On Sun's JES, software pricing and the tricksiness of PR
Even cynical organs like
The Register have picked up on Sun’s deal with GM (announced
here last week) and reported it as a milestone in the company’s bid to become seen as a mainstream enterprise software infrastructure player. But is there less to this than meets the eye?
Schwartz
often talks about Sun’s move towards simple subscription pricing, and (in some cases) no-cost pricing, for software as being a great catalyst for expanding Sun’s market – reaching new customers with Sun infrastructure technology. It’s never quite said, but Sun statements often strongly imply that the growth in Sun’s Java Enterprise Suite (JES) shipments is an indicator that this strategy is working.

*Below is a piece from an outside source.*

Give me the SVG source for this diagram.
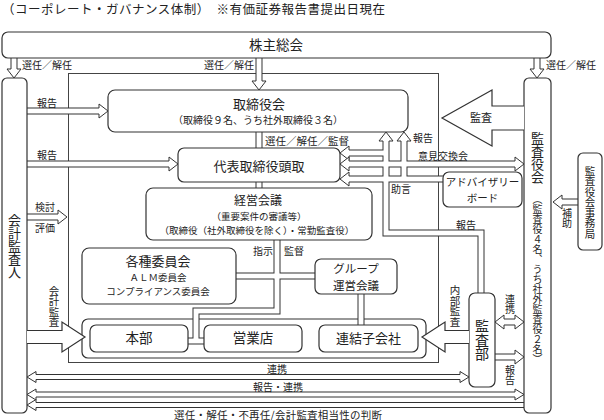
<svg xmlns="http://www.w3.org/2000/svg" width="604" height="420" viewBox="0 0 604 420">
<style>
text { font-family: "Noto Sans CJK JP", "Noto Sans CJK SC", sans-serif; fill: #222; }
.box { fill: #fff; stroke: #333; stroke-width: 1.2; }
.thin { fill: none; stroke: #444; stroke-width: 1; }
.dlo { fill: none; stroke: #333; stroke-width: 7; }
.dli { fill: none; stroke: #fff; stroke-width: 5; }
.dlo2 { fill: none; stroke: #333; stroke-width: 6; }
.dli2 { fill: none; stroke: #fff; stroke-width: 4; }
.hd { fill: #fff; stroke: #333; stroke-width: 1; }
.big { fill: #fff; stroke: #333; stroke-width: 1.2; }
.v { writing-mode: vertical-rl; text-anchor: middle; }
.c { text-anchor: middle; }
.s10 { font-size: 10px; }
.s11 { font-size: 11px; }
.s13 { font-size: 13px; }
</style>
<defs>
<g id="cp">
<path d="M14,56 V70"/>
<path d="M259,56 V82"/>
<path d="M537,56 V70"/>
<path d="M25,111 H100"/>
<path d="M25,164 H170"/>
<path d="M25,217 H58"/>
<path d="M259,130 V150"/>
<path d="M259,180 V190"/>
<path d="M277,238 V311 H196 V341"/>
<path d="M234,276 H317"/>
<path d="M186,341 H206"/>
<path d="M361,292 V327"/>
<path d="M481,295 V233 H386 V140"/>
<path d="M386,153 H348"/>
<path d="M348,164 H516"/>
<path d="M445,179 H348"/>
<path d="M404,179 V140"/>
<path d="M580,202 H561"/>
<path d="M503,322 H516"/>
<path d="M493,357 H516"/>
</g>
<g id="cp2">
<path d="M35,377 H461"/>
<path d="M35,394.5 H516"/>
<path d="M35,405 H526"/>
</g>
</defs>

<g id="title">
<text x="2" y="14" style="font-size:12.5px" textLength="383" lengthAdjust="spacing">（コーポレート・ガバナンス体制）　※有価証券報告書提出日現在</text>
</g>

<rect id="outer-frame" class="thin" x="68.5" y="73.5" width="370" height="289"/>
<rect id="group-frame" class="box" x="82" y="319" width="344" height="39" rx="6"/>

<g id="connectors">
<use href="#cp" class="dlo"/>
<use href="#cp2" class="dlo2"/>
<use href="#cp" class="dli"/>
<use href="#cp2" class="dli2"/>
</g>

<g id="shareholders"><rect class="box" x="2" y="32" width="549" height="26" rx="6"/>
<text class="c" x="276" y="50" style="font-size:13.5px">株主総会</text></g>

<g id="auditor"><rect class="box" x="2" y="78" width="25" height="335" rx="5"/>
<text class="v s13" x="14.5" y="246.5">会計監査人</text></g>

<g id="kansayakukai"><rect class="box" x="524" y="78" width="27" height="335" rx="5"/>
<text class="v s13" x="537.5" y="158">監査役会</text>
<text class="v s10" x="537.5" y="279">（監査役４名、うち社外監査役２名）</text></g>

<g id="jimukyoku"><rect class="box" x="578" y="153" width="24" height="97" rx="5"/>
<text class="v" x="590" y="202.5" style="font-size:10.5px">監査役会事務局</text></g>

<g id="board"><rect class="box" x="108" y="90" width="300" height="42" rx="7"/>
<text class="c s13" x="259" y="108.5">取締役会</text>
<text class="c s10" x="258" y="124">（取締役９名、うち社外取締役３名）</text></g>

<g id="president"><rect class="box" x="178" y="148" width="162" height="34" rx="6"/>
<text class="c s13" x="259" y="171">代表取締役頭取</text></g>

<g id="keiei"><rect class="box" x="146" y="188" width="226" height="52" rx="7"/>
<text class="c" x="258" y="205" style="font-size:12px">経営会議</text>
<text class="c" x="259" y="219.5" style="font-size:9.5px">（重要案件の審議等）</text>
<text class="c" x="257" y="233.5" style="font-size:9.5px">（取締役（社外取締役を除く）・常勤監査役）</text></g>

<g id="committees"><rect class="box" x="82" y="248" width="154" height="56" rx="7"/>
<text class="c s13" x="158" y="266">各種委員会</text>
<text class="c" x="158" y="281" style="font-size:9.5px">ＡＬＭ委員会</text>
<text class="c" x="158" y="295" style="font-size:9.5px">コンプライアンス委員会</text></g>

<g id="group-meeting"><rect class="box" x="315" y="259" width="82" height="35" rx="6"/>
<text class="c" x="356" y="273" style="font-size:11.5px">グループ</text>
<text class="c" x="356" y="290" style="font-size:11.5px">運営会議</text></g>

<g id="advisory"><rect class="box" x="443" y="172" width="79" height="35" rx="6"/>
<text class="c" x="482.5" y="186" style="font-size:10.5px">アドバイザリー</text>
<text class="c" x="482.5" y="201.5" style="font-size:10.5px">ボード</text></g>

<g id="honbu"><rect class="box" x="90" y="325" width="98" height="27" rx="6"/>
<text class="c" x="139" y="343" style="font-size:13.5px">本部</text></g>
<g id="eigyoten"><rect class="box" x="204" y="325" width="98" height="27" rx="6"/>
<text class="c" x="253" y="343" style="font-size:13.5px">営業店</text></g>
<g id="renketsu"><rect class="box" x="319" y="325" width="99" height="27" rx="6"/>
<text class="c s13" x="368.5" y="343">連結子会社</text></g>

<g id="kansabu"><rect class="box" x="469" y="293" width="26" height="94" rx="6"/>
<text class="v" x="482" y="340" style="font-size:14px">監査部</text></g>

<g id="arrowheads">
<path class="hd" d="M11,69 L7,69 L14,78 L21,69 L17,69"/>
<path class="hd" d="M256,81 L252,81 L259,90 L266,81 L262,81"/>
<path class="hd" d="M534,69 L530,69 L537,78 L544,69 L540,69"/>
<path class="hd" d="M99,108 L99,104 L108,111 L99,118 L99,114"/>
<path class="hd" d="M169,161 L169,157 L178,164 L169,171 L169,167"/>
<path class="hd" d="M58,214 L58,210 L67,217 L58,224 L58,220"/>
<path class="hd" d="M383,141 L379,141 L386,132 L393,141 L389,141"/>
<path class="hd" d="M401,141 L397,141 L404,132 L411,141 L407,141"/>
<path class="hd" d="M349,150 L349,146 L340,153 L349,160 L349,156"/>
<path class="hd" d="M349,161 L349,157 L340,164 L349,171 L349,167"/>
<path class="hd" d="M515,161 L515,157 L524,164 L515,171 L515,167"/>
<path class="hd" d="M349,176 L349,172 L340,179 L349,186 L349,182"/>
<path class="hd" d="M562,199 L562,195 L553,202 L562,209 L562,205"/>
<path class="hd" d="M504,319 L504,315 L495,322 L504,329 L504,325"/>
<path class="hd" d="M515,319 L515,315 L524,322 L515,329 L515,325"/>
<path class="hd" d="M515,354 L515,350 L524,357 L515,364 L515,360"/>
<path class="hd" d="M36,374.5 L36,371.5 L27,377 L36,382.5 L36,379.5"/>
<path class="hd" d="M460,374.5 L460,371.5 L469,377 L460,382.5 L460,379.5"/>
<path class="hd" d="M36,392 L36,389 L27,394.5 L36,400 L36,397"/>
<path class="hd" d="M515,392 L515,389 L524,394.5 L515,400 L515,397"/>
<path class="hd" d="M36,402.5 L36,399.5 L27,405 L36,410.5 L36,407.5"/>
</g>

<g id="big-arrows">
<path class="big" d="M524,106 L492,106 L492,90 L442,118 L492,146 L492,130 L524,130"/>
<path class="big" d="M27,330.5 L62,330.5 L62,322 L85,337 L62,352 L62,343.5 L27,343.5"/>
<path class="big" d="M469,330.5 L445,330.5 L445,322 L422,337 L445,352 L445,343.5 L469,343.5"/>
</g>

<g id="labels">
<text class="s10" x="22" y="69">選任／解任</text>
<text class="s10" x="254" y="69" text-anchor="end">選任／解任</text>
<text class="s10" x="546" y="69">選任／解任</text>
<text x="265" y="145" style="font-size:10.5px">選任／解任／監督</text>
<text class="s10" x="413" y="142">報告</text>
<text class="s10" x="418" y="160">意見交換会</text>
<text class="s10" x="391" y="193">助言</text>
<text class="s10" x="456" y="229">報告</text>
<text class="s10" x="253" y="255">指示</text>
<text class="s10" x="284" y="255">監督</text>
<text class="s10" x="37" y="106.5">報告</text>
<text class="s10" x="37" y="159">報告</text>
<text class="s10" x="35" y="211">検討</text>
<text class="s10" x="35" y="232">評価</text>
<text class="s11" x="470" y="122">監査</text>
<text class="v s10" x="567" y="218">補助</text>
<text class="v" x="54" y="306.5" style="font-size:10.5px">会計監査</text>
<text class="v" x="455" y="306" style="font-size:10.5px">内部監査</text>
<text class="v s10" x="510" y="304">連携</text>
<text class="v s10" x="510" y="375">報告</text>
<text class="c s10" x="277" y="373">連携</text>
<text class="c s10" x="278" y="391">報告・連携</text>
<text x="174" y="418.5" style="font-size:10.5px" textLength="208" lengthAdjust="spacing">選任・解任・不再任/会計監査相当性の判断</text>
</g>
</svg>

And this is the point where my radar starts to twitch. I spoke to Jim McHugh of Sun earlier this week, who told me that GM was already using Sun’s Web Infrastructure Suite and Application Server Suite, and was shopping for identity management and single sign-on technology to help it make its numerous internal and external portals more sophisticated and secure. Now if GM was paying list for these technologies it was already spending around $32m. So the JES deal was really an upgrade of an already very significant investment in Java software from Sun (and, thanks to Schwartz’ friendly pricing model, an upgrade that likely saved it around $3.5m over buying all the components separately).
The deal was also described as enabling GM to be “the largest company to use Java ES to build a Service Oriented Architecture that delivers innovative, interoperable Web services while reducing development and maintenance costs.” But in reality it appears that what GM is actually committing to, is to use Sun’s
very capable identity management technology on top of its existing Java investments, and integrating this with its portals and other infrastructure using technology standards like
WSRP and
SAML.
So – first of all while this is clearly a good customer story for Sun I think it’s a tad disingenuous to talk about this deal in the context of a massive enterprise-wide SOA rollout. Equally concerning, though, is that what appears to be a major milestone in Sun’s enterprise Java play is in fact an expanded deal with an existing major user of Sun’s Java software.
This begs an important question: how much of the growth in JES subscriber numbers is really just re-categorisation of existing customer spend on Sun Java software? And how much of it is really an indicator of Sun expanding its market?
If anyone’s got any insight into this question I’d love to hear it.